Klare Rechte und klare Information

Einen großen Unterschied zwischen den bestehenden Einzelverordnungen sieht Aldebert bei Entschädigungszahlungen. Während die Fluggastrechte hier ansehnliche Pauschalen vorsehen, existierten solche Pauschalen bei anderen Verkehrsmitteln in vergleichbarer Höhe nicht. „Bei der Bahn gibt es schon auch eine Entschädigung, die ist aber gekoppelt an den Fahrpreis und deutlich niedriger als im Flugbereich“, sagt Aldebert. Mehrheitlich habe sich der Verkehrsgerichtstag für Entschädigungen ausgesprochen, wenn jemand aufgrund eines verpassten Anschlusses die Reise abbricht. Eine knappe Mehrheit sei auch für Entschädigungen gewesen, falls jemand seine Reise dennoch fortsetzt und mit erheblicher Verspätung am Ziel eintrifft. „Aber man war sich einig, dass das, was in der Fluggastrechteverordnung zugesprochen wird, zu viel ist. Dass es sinnvoller wäre, dies prozentual an den Reisepreis zu koppeln“, sagt Aldebert. An anderer Stelle habe man jedoch nahezu einstimmig die Fluggastrechte als Muster gutgeheißen, und zwar beim Haftungsausschluss. „Das heißt, dass bei außergewöhnlichen Umständen, für die das Unternehmen nichts kann, entsprechende Entschädigungsleistungen auch nicht zu zahlen sind.“ Unwetter sind dafür ein Beispiel.

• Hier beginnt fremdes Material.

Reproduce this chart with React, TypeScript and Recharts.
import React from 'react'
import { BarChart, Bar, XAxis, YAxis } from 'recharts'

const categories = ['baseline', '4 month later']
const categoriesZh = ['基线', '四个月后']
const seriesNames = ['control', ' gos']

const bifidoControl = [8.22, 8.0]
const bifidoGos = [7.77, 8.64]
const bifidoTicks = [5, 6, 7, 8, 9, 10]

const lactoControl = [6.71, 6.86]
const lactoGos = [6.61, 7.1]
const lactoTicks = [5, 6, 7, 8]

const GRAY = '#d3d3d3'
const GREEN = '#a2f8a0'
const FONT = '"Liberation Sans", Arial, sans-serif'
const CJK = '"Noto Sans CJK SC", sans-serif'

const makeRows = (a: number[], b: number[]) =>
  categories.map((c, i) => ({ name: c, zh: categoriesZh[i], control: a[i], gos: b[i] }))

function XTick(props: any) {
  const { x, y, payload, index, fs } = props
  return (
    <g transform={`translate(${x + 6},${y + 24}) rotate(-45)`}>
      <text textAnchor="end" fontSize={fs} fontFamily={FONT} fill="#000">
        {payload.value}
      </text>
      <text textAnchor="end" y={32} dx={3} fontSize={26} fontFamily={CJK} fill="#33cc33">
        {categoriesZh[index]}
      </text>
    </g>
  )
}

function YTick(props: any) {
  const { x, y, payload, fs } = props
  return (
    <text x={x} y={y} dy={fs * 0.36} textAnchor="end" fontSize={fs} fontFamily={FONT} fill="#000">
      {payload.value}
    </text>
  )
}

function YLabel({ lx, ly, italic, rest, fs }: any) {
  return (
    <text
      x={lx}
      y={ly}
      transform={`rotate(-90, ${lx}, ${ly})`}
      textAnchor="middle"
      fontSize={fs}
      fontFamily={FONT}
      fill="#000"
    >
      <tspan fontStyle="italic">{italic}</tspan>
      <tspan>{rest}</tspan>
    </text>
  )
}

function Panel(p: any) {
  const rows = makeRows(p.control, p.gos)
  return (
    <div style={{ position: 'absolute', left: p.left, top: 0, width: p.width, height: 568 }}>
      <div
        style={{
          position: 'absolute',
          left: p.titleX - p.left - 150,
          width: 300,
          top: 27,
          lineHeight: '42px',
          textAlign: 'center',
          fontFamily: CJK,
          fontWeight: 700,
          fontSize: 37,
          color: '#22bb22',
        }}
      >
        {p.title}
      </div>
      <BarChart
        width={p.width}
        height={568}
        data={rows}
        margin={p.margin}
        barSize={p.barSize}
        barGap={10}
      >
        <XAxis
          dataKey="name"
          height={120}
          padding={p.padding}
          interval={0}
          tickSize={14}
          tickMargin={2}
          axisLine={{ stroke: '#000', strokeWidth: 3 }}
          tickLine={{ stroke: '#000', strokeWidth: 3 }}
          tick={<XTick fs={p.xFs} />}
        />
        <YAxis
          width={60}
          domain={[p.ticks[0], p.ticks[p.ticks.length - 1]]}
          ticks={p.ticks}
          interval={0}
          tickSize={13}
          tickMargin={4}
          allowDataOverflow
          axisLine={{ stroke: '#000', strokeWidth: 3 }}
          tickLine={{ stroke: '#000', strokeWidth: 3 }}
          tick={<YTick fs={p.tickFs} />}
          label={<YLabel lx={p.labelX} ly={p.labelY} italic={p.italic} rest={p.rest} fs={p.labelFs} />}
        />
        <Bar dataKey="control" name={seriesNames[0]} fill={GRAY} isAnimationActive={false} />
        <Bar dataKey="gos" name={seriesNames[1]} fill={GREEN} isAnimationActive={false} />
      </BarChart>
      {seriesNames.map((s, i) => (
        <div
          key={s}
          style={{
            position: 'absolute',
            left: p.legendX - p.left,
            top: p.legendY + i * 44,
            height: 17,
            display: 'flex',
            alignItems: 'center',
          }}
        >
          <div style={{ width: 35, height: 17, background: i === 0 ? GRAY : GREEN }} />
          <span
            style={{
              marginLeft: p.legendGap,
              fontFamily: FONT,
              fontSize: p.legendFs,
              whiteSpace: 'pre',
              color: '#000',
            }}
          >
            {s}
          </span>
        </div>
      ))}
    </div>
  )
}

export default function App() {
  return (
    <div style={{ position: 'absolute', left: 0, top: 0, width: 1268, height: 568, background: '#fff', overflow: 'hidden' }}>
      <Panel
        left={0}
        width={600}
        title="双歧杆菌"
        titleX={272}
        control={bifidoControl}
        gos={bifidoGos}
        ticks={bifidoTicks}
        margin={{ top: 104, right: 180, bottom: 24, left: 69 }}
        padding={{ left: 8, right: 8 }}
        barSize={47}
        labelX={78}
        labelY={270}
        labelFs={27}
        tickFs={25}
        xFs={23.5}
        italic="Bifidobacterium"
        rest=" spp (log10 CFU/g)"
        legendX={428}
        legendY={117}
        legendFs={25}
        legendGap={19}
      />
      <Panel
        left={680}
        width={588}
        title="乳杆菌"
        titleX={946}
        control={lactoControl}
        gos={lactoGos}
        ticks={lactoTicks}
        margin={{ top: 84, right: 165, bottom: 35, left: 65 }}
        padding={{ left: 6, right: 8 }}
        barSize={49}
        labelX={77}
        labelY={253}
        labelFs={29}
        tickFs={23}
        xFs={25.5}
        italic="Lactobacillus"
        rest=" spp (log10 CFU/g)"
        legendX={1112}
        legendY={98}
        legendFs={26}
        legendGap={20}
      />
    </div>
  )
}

Ein Schwerpunkt in Goslar sei noch gewesen, dass die Reisenden hinreichend informiert werden müssten, welche Rechte sie hätten, ergänzt Aldebert: „Was gilt für mich überhaupt? An wen kann ich mich wenden? Und welche Ansprüche habe ich?“ Dies sei angesichts der Vielzahl von Einzelregelungen vor allem bei multimodalen Reisen für die Verbraucher kaum zu überblicken. „Generell die Regelungen für die Passagierrechte zu vereinheitlichen wäre sehr wünschenswert“, zieht Rechtsanwalt Aldebert sein Fazit des Verkehrsgerichtstags. Umgesetzt werden muss dies jedoch auf EU-Ebene: „Dann ist es auch in ganz Europa einheitlich, der Verkehr endet ja nicht an der Landesgrenze.“
 

Multimodale Reisen

Sie heißen zum Beispiel „Rail & Fly“, „Rail & Cruise“ oder „Fly & Cruise“ und sind immer häufiger fester Bestandteil der Angebote von Reiseveranstaltern. Unter diesen Konzepten ist zu verstehen, dass verschiedene Verkehrsmittel genutzt werden, um das Ziel einer Reise zu erreichen. Beliebte Konstellationen sind etwa mit dem Zug zum Flughafen oder dem Zug zum Kreuzfahrtterminal zu gelangen. Die Rede ist in diesem Zusammenhang von multimodalen Reisemodellen. Werden die Verkehrsmittel direkt nacheinander benutzt, so wie die Glieder einer Kette aneinander aufgereiht sind, sprechen Fachleute streng genommen von Intermodalität, einer Unterform des multimodalen Verkehrs. Im allgemeinen Sprachgebrauch hat sich jedoch der Begriff des multimodalen Reisens etabliert.